_Data excerpt_
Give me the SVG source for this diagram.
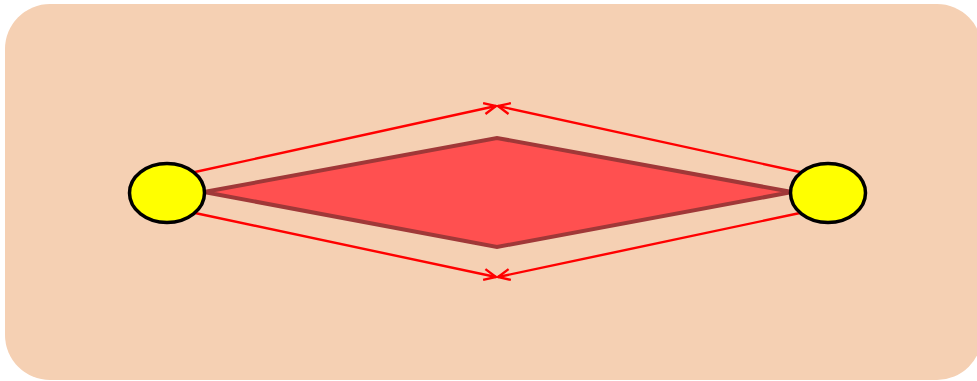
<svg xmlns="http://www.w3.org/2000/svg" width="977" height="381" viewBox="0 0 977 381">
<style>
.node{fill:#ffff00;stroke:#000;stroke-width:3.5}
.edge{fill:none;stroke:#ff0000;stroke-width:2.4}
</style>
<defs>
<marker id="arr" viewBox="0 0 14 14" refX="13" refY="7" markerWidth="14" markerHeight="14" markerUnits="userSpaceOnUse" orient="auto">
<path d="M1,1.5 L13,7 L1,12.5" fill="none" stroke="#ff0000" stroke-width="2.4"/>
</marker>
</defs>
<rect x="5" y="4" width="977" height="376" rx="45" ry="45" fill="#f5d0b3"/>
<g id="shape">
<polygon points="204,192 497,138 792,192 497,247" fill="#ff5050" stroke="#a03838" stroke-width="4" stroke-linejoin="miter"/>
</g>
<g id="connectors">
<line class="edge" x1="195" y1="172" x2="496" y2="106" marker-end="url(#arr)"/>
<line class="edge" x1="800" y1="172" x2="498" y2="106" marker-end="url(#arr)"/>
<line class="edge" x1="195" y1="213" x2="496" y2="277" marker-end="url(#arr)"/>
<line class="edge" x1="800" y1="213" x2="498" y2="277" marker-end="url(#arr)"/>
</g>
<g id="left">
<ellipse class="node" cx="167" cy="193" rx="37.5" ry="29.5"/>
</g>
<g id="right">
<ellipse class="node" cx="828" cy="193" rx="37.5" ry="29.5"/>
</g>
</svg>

_What you have to do_
Repeat the material exactly as it reads, without any of its pictures.

_Solution_
Give me the SVG source for this diagram.
<svg xmlns="http://www.w3.org/2000/svg" width="977" height="381" viewBox="0 0 977 381">
<style>
.node{fill:#ffff00;stroke:#000;stroke-width:3.5}
.edge{fill:none;stroke:#ff0000;stroke-width:2.4}
</style>
<defs>
<marker id="arr" viewBox="0 0 14 14" refX="13" refY="7" markerWidth="14" markerHeight="14" markerUnits="userSpaceOnUse" orient="auto">
<path d="M1,1.5 L13,7 L1,12.5" fill="none" stroke="#ff0000" stroke-width="2.4"/>
</marker>
</defs>
<rect x="5" y="4" width="977" height="376" rx="45" ry="45" fill="#f5d0b3"/>
<g id="shape">
<polygon points="204,192 497,138 792,192 497,247" fill="#ff5050" stroke="#a03838" stroke-width="4" stroke-linejoin="miter"/>
</g>
<g id="connectors">
<line class="edge" x1="195" y1="172" x2="496" y2="106" marker-end="url(#arr)"/>
<line class="edge" x1="800" y1="172" x2="498" y2="106" marker-end="url(#arr)"/>
<line class="edge" x1="195" y1="213" x2="496" y2="277" marker-end="url(#arr)"/>
<line class="edge" x1="800" y1="213" x2="498" y2="277" marker-end="url(#arr)"/>
</g>
<g id="left">
<ellipse class="node" cx="167" cy="193" rx="37.5" ry="29.5"/>
</g>
<g id="right">
<ellipse class="node" cx="828" cy="193" rx="37.5" ry="29.5"/>
</g>
</svg>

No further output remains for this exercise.